_Problem to work on:_ Extract, in full, the lines below, beginning at the first and ending with the line that contains "min_force_lines = [1267, 1178]". Pictures do not belong in the copy.

_Excerpted records:_
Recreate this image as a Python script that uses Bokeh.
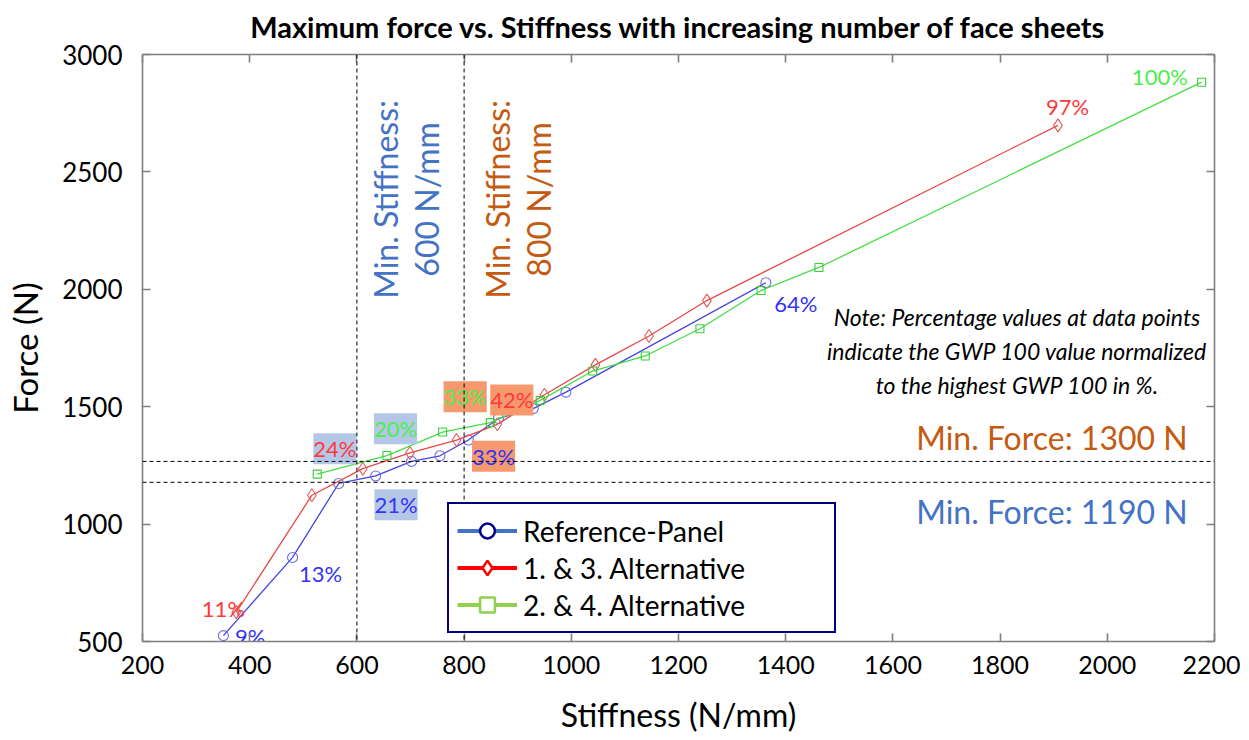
import math
from bokeh.plotting import figure
from bokeh.models import (Range1d, FixedTicker, LinearAxis, Span, Legend, LegendItem,
                          ColumnDataSource)
from bokeh.core.properties import value
from bokeh.embed import file_html
from bokeh.resources import INLINE

# ---------------- data ----------------
ref_stiff = [351, 480, 566, 635, 702, 755, 808, 864, 929, 990, 1363]
ref_force = [525, 858, 1173, 1205, 1267, 1291, 1358, 1450, 1492, 1562, 2028]

alt13_stiff = [375, 516, 611, 699, 786, 862, 950, 1045, 1145, 1253, 1908]
alt13_force = [625, 1123, 1236, 1303, 1358, 1425, 1551, 1678, 1801, 1952, 2698]

alt24_stiff = [526, 656, 760, 849, 942, 1040, 1138, 1240, 1354, 1462, 2176]
alt24_force = [1213, 1292, 1392, 1432, 1527, 1652, 1716, 1832, 1995, 2093, 2882]

series_names = ["Reference-Panel", "1. & 3. Alternative", "2. & 4. Alternative"]

x_ticks = [200, 400, 600, 800, 1000, 1200, 1400, 1600, 1800, 2000, 2200]
y_ticks = [500, 1000, 1500, 2000, 2500, 3000]

min_stiffness_lines = [600, 800]
min_force_lines = [1267, 1178]

# GWP percentage labels (text, series)
pct_plain_text = ["9%", "11%", "13%", "64%", "97%", "100%"]
pct_plain_series = [0, 1, 0, 0, 1, 2]
pct_box_text = ["24%", "20%", "21%", "33%", "42%", "33%"]
pct_box_series = [1, 2, 0, 2, 1, 0]
pct_box_kind = [0, 0, 0, 1, 1, 1]

# ---------------- label placement (annotation positions) ----------------
pct_plain_x = [401, 351, 532, 1419, 1926, 2098]
pct_plain_y = [521, 640, 789, 1941, 2779, 2906]
pct_box_x = [559, 672, 673, 802, 889, 855]
pct_box_y = [1321, 1406, 1082, 1542, 1529, 1289]

TITLE = "Maximum force vs. Stiffness with increasing number of face sheets"
FONT = "Lato"
line_cols = ["#4343e0", "#e54848", "#45dd45"]
mark_cols = ["#6e6ee0", "#e05a5a", "#38cc38"]
text_cols = ["#3434f4", "#ff3a3a", "#4cee4c"]
box_cols = ["#b4c7e7", "#f7996e"]

p = figure(width=1240, height=738,
           x_range=Range1d(200, 2200), y_range=Range1d(500, 3000),
           output_backend="svg", toolbar_location=None,
           min_border_left=142, min_border_right=26,
           min_border_top=54, min_border_bottom=97,
           title=TITLE)

p.title.text_font = FONT
p.title.text_font_size = "29px"
p.title.text_font_style = "bold"
p.title.align = "center"
p.title.vertical_align = "top"
p.title.text_color = "black"
p.title.standoff = 17

p.grid.visible = False
p.outline_line_color = None
p.background_fill_color = "white"
p.border_fill_color = "white"

AX = "#7f7f7f"
p.xaxis.ticker = FixedTicker(ticks=x_ticks)
p.yaxis.ticker = FixedTicker(ticks=y_ticks)
for ax in (p.xaxis[0], p.yaxis[0]):
    ax.axis_line_color = AX
    ax.axis_line_width = 1.6
    ax.major_tick_line_color = AX
    ax.major_tick_line_width = 1.6
    ax.major_tick_in = 8
    ax.major_tick_out = 0
    ax.minor_tick_line_color = None
    ax.major_label_text_font = FONT
    ax.major_label_text_color = "black"
    ax.axis_label_text_font = FONT
    ax.axis_label_text_font_style = "normal"
    ax.axis_label_text_color = "black"

p.xaxis.major_label_text_font_size = "25px"
p.yaxis.major_label_text_font_size = "26px"
p.xaxis.axis_label_text_font_size = "32px"
p.yaxis.axis_label_text_font_size = "33px"
p.xaxis.axis_label = "Stiffness (N/mm)"
p.yaxis.axis_label = "Force (N)"
p.xaxis.major_label_standoff = 14
p.yaxis.major_label_standoff = 20
p.xaxis.axis_label_standoff = 18
p.yaxis.axis_label_standoff = 14

# box axes on top and right with inward ticks
for side, tk in (("above", x_ticks), ("right", y_ticks)):
    a = LinearAxis(ticker=FixedTicker(ticks=tk), axis_line_color=AX, axis_line_width=1.6,
                   major_tick_line_color=AX, major_tick_line_width=1.6,
                   major_tick_in=8, major_tick_out=0, minor_tick_line_color=None,
                   major_label_text_font_size="0px", major_label_standoff=0)
    p.add_layout(a, side)

# reference lines
for xv in min_stiffness_lines:
    p.add_layout(Span(location=xv, dimension="height", line_color="black",
                      line_width=1, line_dash="4 3"))
for yv in min_force_lines:
    p.add_layout(Span(location=yv, dimension="width", line_color="black",
                      line_width=1, line_dash="4 3"))

# series
series = [(ref_stiff, ref_force, "circle", 10),
          (alt13_stiff, alt13_force, "diamond", 13),
          (alt24_stiff, alt24_force, "square", 8)]
for i, (xs, ys, mk, sz) in enumerate(series):
    p.line(xs, ys, line_color=line_cols[i], line_width=1.3)
    p.scatter(xs, ys, marker=mk, size=sz, fill_color=None,
              line_color=mark_cols[i], line_width=1.1)

# percentage labels
src_plain = ColumnDataSource(dict(
    x=pct_plain_x, y=pct_plain_y, text=pct_plain_text,
    color=[text_cols[s] for s in pct_plain_series]))
p.text(x="x", y="y", text="text", source=src_plain, text_color="color",
       text_font=value(FONT), text_font_size="22px",
       text_align="center", text_baseline="middle")

src_box = ColumnDataSource(dict(
    x=pct_box_x, y=pct_box_y, text=pct_box_text,
    color=[text_cols[s] for s in pct_box_series],
    bg=[box_cols[k] for k in pct_box_kind]))
p.text(x="x", y="y", text="text", source=src_box, text_color="color",
       text_font=value(FONT), text_font_size="22px",
       text_align="center", text_baseline="middle",
       background_fill_color="bg", padding=[0, 2])

# vertical minimum-stiffness labels
p.text(x=[691], y=[2383], text=["Min. Stiffness:\n600 N/mm"], angle=math.pi / 2,
       text_color="#4472c4", text_font=value(FONT), text_font_size="32px",
       text_align="center", text_baseline="middle", text_line_height=1.05)
p.text(x=[901], y=[2383], text=["Min. Stiffness:\n800 N/mm"], angle=math.pi / 2,
       text_color="#c55a11", text_font=value(FONT), text_font_size="32px",
       text_align="center", text_baseline="middle", text_line_height=1.05)

# minimum-force labels
p.text(x=[2150], y=[1367], text=["Min. Force: 1300 N"], text_color="#c55a11",
       text_font=value(FONT), text_font_size="32px",
       text_align="right", text_baseline="middle")
p.text(x=[2150], y=[1053], text=["Min. Force: 1190 N"], text_color="#4472c4",
       text_font=value(FONT), text_font_size="32px",
       text_align="right", text_baseline="middle")

# note
p.text(x=[1832], y=[1737],
       text=["Note: Percentage values at data points\nindicate the GWP 100 value normalized\nto the highest GWP 100 in %."],
       text_color="black", text_font=value(FONT), text_font_size="23px",
       text_font_style="italic", text_align="center", text_baseline="middle",
       text_line_height=1.2)

# legend (hidden copies of the series, styled like the reference legend)
leg_line_cols = ["#4472c4", "#ff0000", "#92d050"]
leg_mark_cols = ["#00008b", "#ff0000", "#92d050"]
leg_marks = ["circle", "diamond", "square"]
items = []
for i, (xs, ys, mk, sz) in enumerate(series):
    lr = p.line(xs, ys, line_color=leg_line_cols[i], line_width=4, visible=False)
    mr = p.scatter(xs, ys, marker=leg_marks[i], fill_color="white",
                   line_color=leg_mark_cols[i], line_width=2.5, visible=False)
    items.append(LegendItem(label=series_names[i], renderers=[lr, mr]))

legend = Legend(items=items, location=(305, 8),
                border_line_color="#000080", border_line_width=2.5, border_line_alpha=1,
                background_fill_color="white", background_fill_alpha=1,
                label_text_font=FONT, label_text_font_size="28px", label_text_color="black",
                glyph_width=60, glyph_height=37, label_standoff=6, label_width=303,
                padding=8, spacing=0, margin=0,
                inactive_fill_alpha=0, click_policy="none")
p.add_layout(legend)

open("out.html", "w").write(file_html(p, INLINE))
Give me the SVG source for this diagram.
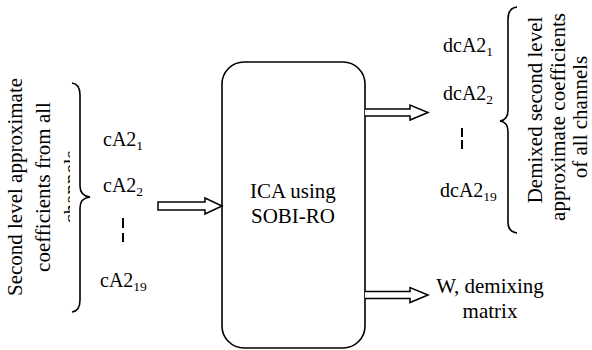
<svg xmlns="http://www.w3.org/2000/svg" width="592" height="350" viewBox="0 0 592 350">
<style>
text{font-family:'Liberation Serif','Times New Roman',serif;fill:#000}
.big{font-size:21px}
.lbl{font-size:20px}
.sub{font-size:13.5px}
.ln{fill:none;stroke:#000;stroke-width:1.6}
.arr{fill:#fff;stroke:#000;stroke-width:1.5;stroke-linejoin:miter}
.dash{stroke:#000;stroke-width:2}
</style>
<defs>
<clipPath id="clipL"><rect x="0" y="0" width="70" height="350"/></clipPath>
</defs>
<g id="input-text" clip-path="url(#clipL)">
<text class="big" text-anchor="middle" transform="translate(22,187) rotate(-90)">Second level approximate</text>
<text class="big" text-anchor="middle" transform="translate(50,187) rotate(-90)">coefficients from all</text>
<text class="big" text-anchor="middle" transform="translate(78,187) rotate(-90)">channels</text>
</g>
<g id="input-brace">
<path class="ln" d="M72,83 Q80,84 80,95 V186 Q80,196 90,197 Q80,198 80,208 V300 Q80,311 72,312"/>
</g>
<g id="input-labels">
<text class="lbl" x="103" y="146">cA2<tspan class="sub" dy="4">1</tspan></text>
<text class="lbl" x="103" y="192">cA2<tspan class="sub" dy="4">2</tspan></text>
<line class="dash" x1="123" y1="218" x2="123" y2="228"/>
<line class="dash" x1="123" y1="233" x2="123" y2="242"/>
<text class="lbl" x="100" y="287">cA2<tspan class="sub" dy="4">19</tspan></text>
</g>
<g id="ica">
<rect class="ln" x="222" y="62" width="143" height="286" rx="22"/>
<text class="big" x="293" y="198" text-anchor="middle">ICA using</text>
<text class="big" x="293" y="223" text-anchor="middle">SOBI-RO</text>
</g>
<g id="connectors">
<path class="arr" d="M158,202 H205 V198 L222,206 L205,214 V210 H158 Z"/>
<path class="arr" d="M365,109 H410 V105 L428,112.5 L410,120 V116 H365"/>
<path class="arr" d="M365,291.5 H410 V287.5 L428,295 L410,302.5 V298.5 H365"/>
</g>
<g id="output-labels">
<text class="lbl" x="443" y="52">dcA2<tspan class="sub" dy="4">1</tspan></text>
<text class="lbl" x="443" y="100">dcA2<tspan class="sub" dy="4">2</tspan></text>
<line class="dash" x1="462" y1="128" x2="462" y2="137"/>
<line class="dash" x1="462" y1="140" x2="462" y2="149"/>
<text class="lbl" x="440" y="197">dcA2<tspan class="sub" dy="4">19</tspan></text>
</g>
<g id="output-brace">
<path class="ln" d="M517,7 Q508,8 508,19 V110 Q508,120 500,121 Q508,122 508,132 V222 Q508,232 517,233"/>
</g>
<g id="output-text">
<text class="big" text-anchor="middle" transform="translate(542,110) rotate(-90)">Demixed second level</text>
<text class="big" text-anchor="middle" transform="translate(565,117) rotate(-90)">approximate coefficients</text>
<text class="big" text-anchor="middle" transform="translate(587,117) rotate(-90)">of all channels</text>
</g>
<g id="w-output">
<text class="big" x="490" y="293" text-anchor="middle">W, demixing</text>
<text class="big" x="490" y="318" text-anchor="middle">matrix</text>
</g>
</svg>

_Answer to the exercise:_
Recreate this image as a Python script that uses Bokeh.
import math
from bokeh.plotting import figure
from bokeh.models import (Range1d, FixedTicker, LinearAxis, Span, Legend, LegendItem,
                          ColumnDataSource)
from bokeh.core.properties import value
from bokeh.embed import file_html
from bokeh.resources import INLINE

# ---------------- data ----------------
ref_stiff = [351, 480, 566, 635, 702, 755, 808, 864, 929, 990, 1363]
ref_force = [525, 858, 1173, 1205, 1267, 1291, 1358, 1450, 1492, 1562, 2028]

alt13_stiff = [375, 516, 611, 699, 786, 862, 950, 1045, 1145, 1253, 1908]
alt13_force = [625, 1123, 1236, 1303, 1358, 1425, 1551, 1678, 1801, 1952, 2698]

alt24_stiff = [526, 656, 760, 849, 942, 1040, 1138, 1240, 1354, 1462, 2176]
alt24_force = [1213, 1292, 1392, 1432, 1527, 1652, 1716, 1832, 1995, 2093, 2882]

series_names = ["Reference-Panel", "1. & 3. Alternative", "2. & 4. Alternative"]

x_ticks = [200, 400, 600, 800, 1000, 1200, 1400, 1600, 1800, 2000, 2200]
y_ticks = [500, 1000, 1500, 2000, 2500, 3000]

min_stiffness_lines = [600, 800]
min_force_lines = [1267, 1178]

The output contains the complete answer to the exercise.